The likelihood is that larger organisations will use them more than smaller ones, that is a logical conclusion to make, but employees at large organisations were also found to be more likely to suggest a settlement agreement (around 51% of large employers reported that employees had asked for a settlement agreement). However, around 33% of all employers, large and small had experienced employees approaching them for a settlement, rather than the other way round.

Protected conversations

Part of the new legal structure for handling employees' departure from businesses is that employers are now entitled to have what is known as a "protected conversation", (or a pre-termination negotiation) with an employee they would like to remove from the business. The term "pre-termination negotiations" means "any offer made or discussions held, before the termination of the employment in question, with a view to it being terminated on terms agreed between the employer and the employee".

The rules on this process are relatively complex and employers are advised to seek expert advice before embarking on any discussion with an employee. The process was designed to remove the need for there to be a pre-existing dispute between the employer and the employee before the parties could have an off-the-record chat about the employee's future at the business.

Whilst there is no need for there to be a dispute in place already, this process cannot be used for anything involving any kind of discrimination issues or for any other improper purpose.

Essentially, only straightforward unfair dismissal scenarios will be covered, for example where someone is being dismissed without process for genuine conduct or capability reasons.
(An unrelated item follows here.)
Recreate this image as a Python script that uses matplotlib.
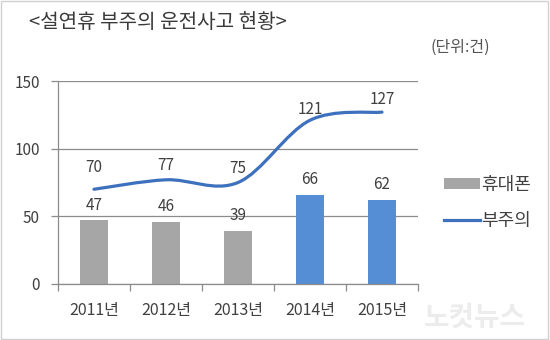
import numpy as np
import matplotlib.pyplot as plt
from matplotlib.path import Path
from matplotlib.patches import PathPatch, Rectangle
from matplotlib.lines import Line2D
from matplotlib.patches import Patch

plt.rcParams['font.family'] = ['Noto Sans CJK KR', 'DejaVu Sans']

years = ['2011년', '2012년', '2013년', '2014년', '2015년']
phone = [47, 46, 39, 66, 62]          # 휴대폰
careless = [70, 77, 75, 121, 127]     # 부주의
bar_colors = ['#a6a6a6', '#a6a6a6', '#a6a6a6', '#558ed5', '#558ed5']
line_color = '#3d70bd'
text_color = '#404040'


def smooth_path(xs, ys, t=1/6):
    '''Bezier path through the points, Catmull-Rom style tangents'''
    n = len(xs)
    verts = [(xs[0], ys[0])]
    codes = [Path.MOVETO]
    for i in range(n - 1):
        p0 = max(i - 1, 0)
        p3 = min(i + 2, n - 1)
        c1 = (xs[i] + (xs[i + 1] - xs[p0]) * t, ys[i] + (ys[i + 1] - ys[p0]) * t)
        c2 = (xs[i + 1] - (xs[p3] - xs[i]) * t, ys[i + 1] - (ys[p3] - ys[i]) * t)
        verts += [c1, c2, (xs[i + 1], ys[i + 1])]
        codes += [Path.CURVE4] * 3
    return Path(verts, codes)


fig = plt.figure(figsize=(5.5, 3.4), dpi=100)
ax = fig.add_axes([58/550, 1 - 284/340, 360/550, 203/340])

x = np.arange(len(years))
ax.bar(x, phone, width=0.4, color=bar_colors, zorder=2)
ax.add_patch(PathPatch(smooth_path(x, careless), facecolor='none',
                       edgecolor=line_color, lw=2.3, capstyle='round', zorder=3))

for xi, v in zip(x, phone):
    ax.annotate(str(v), (xi, v), xytext=(0, 11), textcoords='offset points',
                ha='center', va='center', fontsize=11, color=text_color, zorder=4)
line_offsets = [16, 10, 10, 8, 9]
for xi, v, off in zip(x, careless, line_offsets):
    ax.annotate(str(v), (xi, v), xytext=(0, off), textcoords='offset points',
                ha='center', va='center', fontsize=11, color=text_color, zorder=4)

ax.set_xlim(-0.5, len(years) - 0.5)
ax.set_ylim(0, 150)
ax.set_yticks([0, 50, 100, 150])
ax.yaxis.grid(True, color='#8c8c8c', lw=0.9, zorder=0)
ax.set_axisbelow(True)
for s in ['top', 'right']:
    ax.spines[s].set_visible(False)
for s in ['left', 'bottom']:
    ax.spines[s].set_color('#8c8c8c')
    ax.spines[s].set_linewidth(0.9)
ax.tick_params(axis='y', length=5, width=0.9, color='#8c8c8c', pad=8,
               labelsize=11, labelcolor=text_color)
ax.set_xticks(np.arange(len(years) + 1) - 0.5)
ax.set_xticklabels([])
ax.set_xticks(x, minor=True)
ax.set_xticklabels(years, minor=True)
ax.tick_params(axis='x', which='major', length=5, width=0.9, color='#8c8c8c')
ax.tick_params(axis='x', which='minor', length=0, pad=13,
               labelsize=11.5, labelcolor=text_color)

handles = [Patch(facecolor='#a6a6a6', edgecolor='none', label='휴대폰'),
           Line2D([], [], color=line_color, lw=2.3, label='부주의')]
fig.legend(handles=handles, loc='center left', bbox_to_anchor=(428/550, 1 - 203/340),
           frameon=False, fontsize=13, handlelength=2.0, handleheight=0.5,
           handletextpad=0.05, labelspacing=1.0, labelcolor=text_color)

fig.text(29/550, 1 - 22/340, '<설연휴 부주의 운전사고 현황>', fontsize=14.5,
         color='#3a3a3a', va='center', ha='left', fontweight='medium')
fig.text(490/550, 1 - 47/340, '(단위:건)', fontsize=11.5, color='#555555',
         va='center', ha='right')
fig.text(475/550, 1 - 318/340, '노컷뉴스', fontsize=20, color='#ececec',
         va='center', ha='center', style='italic', fontweight='bold', zorder=0)

fig.patches.append(Rectangle((0.002, 0.003), 0.995, 0.994, transform=fig.transFigure,
                             fill=False, edgecolor='#d0d0d0', lw=1))

fig.savefig('out.png', dpi=100)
Any case involving automatic unfair dismissal will also not be covered. This means that the fact and content of pre-termination discussions may be referred to in automatically unfair dismissal cases as well as all other types of case such as discrimination, unlawful detriment, and breach of contract (including wrongful dismissal) unless they are covered by the "without prejudice" rule. The without prejudice rule requires there to be a pre-existing dispute before an employer can initiate a discussion about settlement.

The introduction of "protected conversations" or "pre-termination negotiations" has had absolutely no effect on 58% of employers questioned and they confirmed that they have not changed anything since this avenue was introduced. However, a significant minority (40%) agreed that it had made it easier for them to have difficult conversations with employees.

Common reasons for using a settlement agreement

70% of respondents to the survey stated that settlement agreements were generally used where there has been a breakdown in professional relationships between staff.

Just over 25% of employers questioned felt that the introduction of tribunal fees means there is now less need for settlement agreements, but nearly 50% disagreed and said that this is not the case: settlement agreements are still needed.

The survey also discovered that a huge 93% of agreements contain a confidentiality clause (one might question why the other 7% do not!), 87% contain an agreed reference, and 68% contain clauses relating to the making of derogatory statements.

Certainly, in our experience, these clauses are generally included (although if a reference is included at all it is generally a standard one containing only dates of employment and job title) and are required to protect both parties.